Gladstone announced Nov. 5 it had acquired a strawberry farm consisting of 65 acres in Ventura County for $6.1 million. The REIT also signed a three-year lease with a major international grower to farm the property.

“We are excited to add this trophy property to our portfolio and extend our partnership with a global leader in the berry business, who also farms some of our other properties,” said Bill Reiman, managing director of the company. “We have recently been able to take advantage of a number of great buying opportunities in Ventura County, an area that commands among the highest farmland rents in the country.”

The land in the region continues to experience steady value appreciation and produce larger yields, even in times of severe drought or economic downturn, he said.

“Our California farms have yet to feel any negative impact in value from the drought because we are careful to choose properties with superior water resources and tenants that properly manage those resources.”

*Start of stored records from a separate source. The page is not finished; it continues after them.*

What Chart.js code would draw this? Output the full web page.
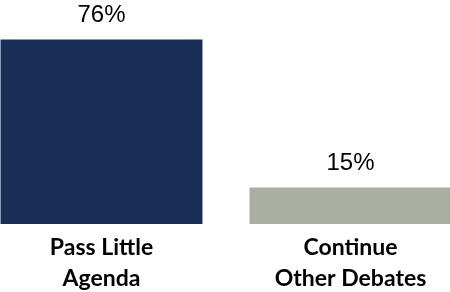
<!DOCTYPE html>
<html>
<head>
  <meta charset="UTF-8">
  <title>Pass Little Agenda</title>
  <script src="https://cdn.jsdelivr.net/npm/chart.js"></script>
  <style>
    body { margin: 0; overflow: hidden; background: #fff; }
    #wrap { position: relative; width: 498px; height: 292px; margin-left: -23px; }
  </style>
</head>
<body>
  <div id="wrap"><canvas id="chart"></canvas></div>
  <script>
    const categories = [['Pass Little', 'Agenda'], ['Continue', 'Other Debates']];
    const values = [76, 15];
    const barColors = ['#192e56', '#a9ada2'];

    // draw the percentage above each bar
    const valueLabels = {
      id: 'valueLabels',
      afterDatasetsDraw(chart) {
        const ctx = chart.ctx;
        const meta = chart.getDatasetMeta(0);
        ctx.save();
        ctx.font = '24px "Liberation Sans", Arial, sans-serif';
        ctx.fillStyle = '#000';
        ctx.textAlign = 'center';
        ctx.textBaseline = 'alphabetic';
        meta.data.forEach((bar, i) => {
          ctx.fillText(values[i] + '%', bar.x, bar.y - 18);
        });
        ctx.restore();
      }
    };

    new Chart(document.getElementById('chart').getContext('2d'), {
      type: 'bar',
      data: {
        labels: categories,
        datasets: [{ data: values, backgroundColor: barColors, categoryPercentage: 1, barPercentage: 0.811 }]
      },
      options: {
        responsive: true,
        maintainAspectRatio: false,
        animation: false,
        layout: { padding: { top: 0, bottom: -10, left: 0, right: 0 } },
        plugins: { legend: { display: false }, tooltip: { enabled: false } },
        scales: {
          x: {
            grid: { display: false, drawTicks: false },
            border: { display: false },
            ticks: {
              padding: 8,
              color: '#000',
              font: { family: 'Lato', weight: 'bold', size: 23, lineHeight: 1.35 }
            }
          },
          y: { display: false, min: 0, max: 92.3 }
        }
      },
      plugins: [valueLabels]
    });
  </script>
</body>
</html>
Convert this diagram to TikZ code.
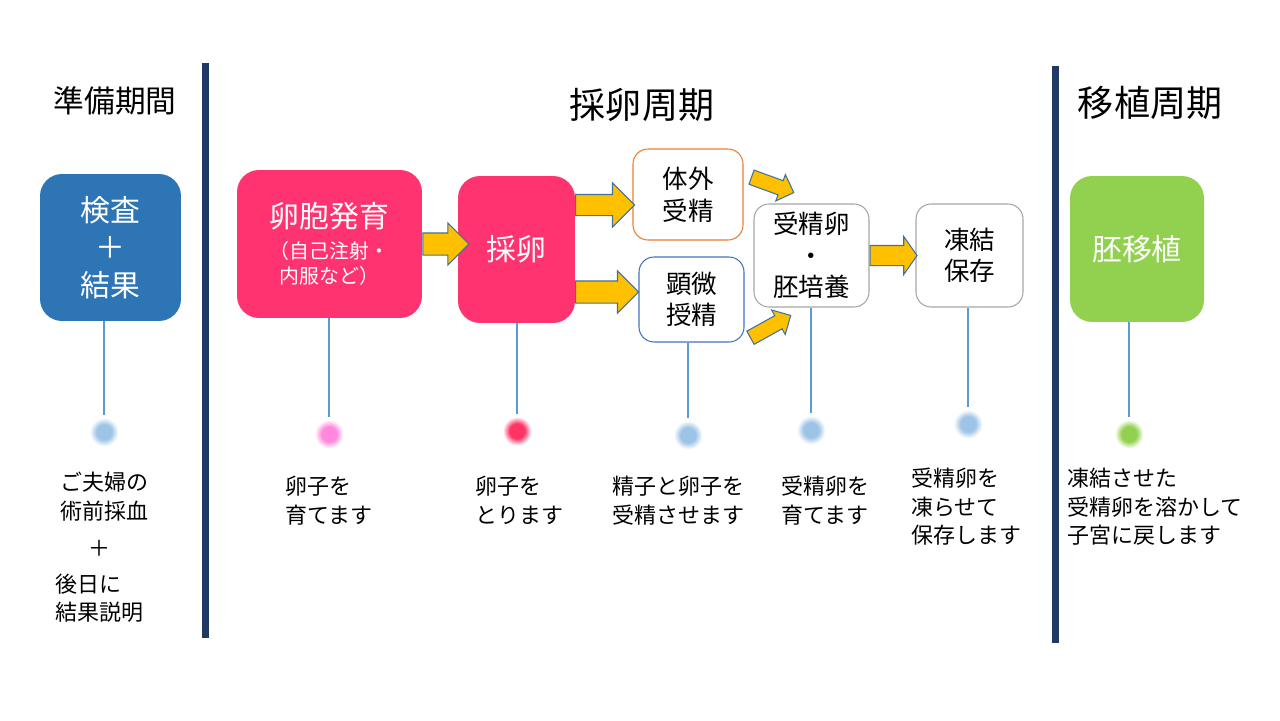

Prior to the most recent deal, Gladstone announced Oct. 30, it had acquired two farm consisting of 332 acres in Ventura County for $24.6 million.

The property is leased to Sunrise Growers and farmed for berries and tomatoes by Eclipse Berry Farms, a grower and marketer of fresh fruits and vegetables.

The two leases each have a remaining term of nine months with one two-year renewal option.

“We’re seeing evaluations continue to rise and land rents continue to rise,” Reiman told the Business Times. “We really would like to get into Santa Barbara and SLO counties, but we haven’t seen anything that meets our objectives yet. … Ventura County will always be a major area for us and we’ll continue to add to that base.”

According to the Spring 2014 Farmland Trend outlook from the California Chapter of the American Society of Farm Managers and Rural Appraisers, values produced by berry farmland have skyrocketed over the last several years.

The report shows that 2013 coast cropland values per acre hit $90,000-plus in Ventura County and just over $50,000 in Santa Barbara and SLO counties, primarily driven by increased profits in the wine and vegetable industries and growth in the berry industry.

Another market driver is the scarcity of land available for purchase or development, the report continues.

Gladstone’s new tenant Sunrise Growers, one of largest strawberry producers in the world, was founded more than 40 years ago and provides both frozen and fresh strawberries and other fruit products to retailers, food-service operators and industrial customers.

It also markets and distributes strawberries. The Placentia-based company was acquired by Sun Capital Partners in June 2008 from Heritage Partners, which had recapitalized the company five years earlier.

The sale price reportedly was $32.5 million, according to Fortune. In March of last year, a Sun Capital affiliate exited Sunrise Growers following the investment of another private equity firm, Paine and Partners.

“These farms have been rented for many years, and we expect them to be rented for many years into the future. Our goal of having strong tenants on premium land is certainly met in this transaction,” Reiman said. “We look at ourselves as a service business, either buying land and allowing the companies that farm them to put the the capital back into their operations, or making additional acquisitions for a grower.”

Gladstone also owns three coolers and one box barn for various farming operations. The company also has four properties worth $35 million under signed purchase deals expected to close by the end of the year.

The company owns 32 farms, comprised of 8,039 acres in five different states across the U.S., valued at approximately $191 million. Its acreage is predominantly concentrated in locations where tenants are able to grow row crops, such as berries and vegetables, which are planted and harvested annually or more frequently, as well as permanent crops, such as blueberries.

The acquisitions continue to add to the annual rent payments Gladstone receives. The three farms that closed in the third quarter will bring in an additional $1.5 million per year in payments.

“We have recently put a substantial amount of new farms on our books at rental rates that will bring additional income into our company,” said chairman David Gladstone during an Oct. 28 earnings call.

Before taking Gladstone Land public, the company started off as a private California-based berry and vegetable farming and distribution business called Coastal Berry.

In 2004, the company sold its operations to Dole Food Co., but kept the land and leased it back to the multinational food producer. The company raised $51.5 million in its initial public offering last year.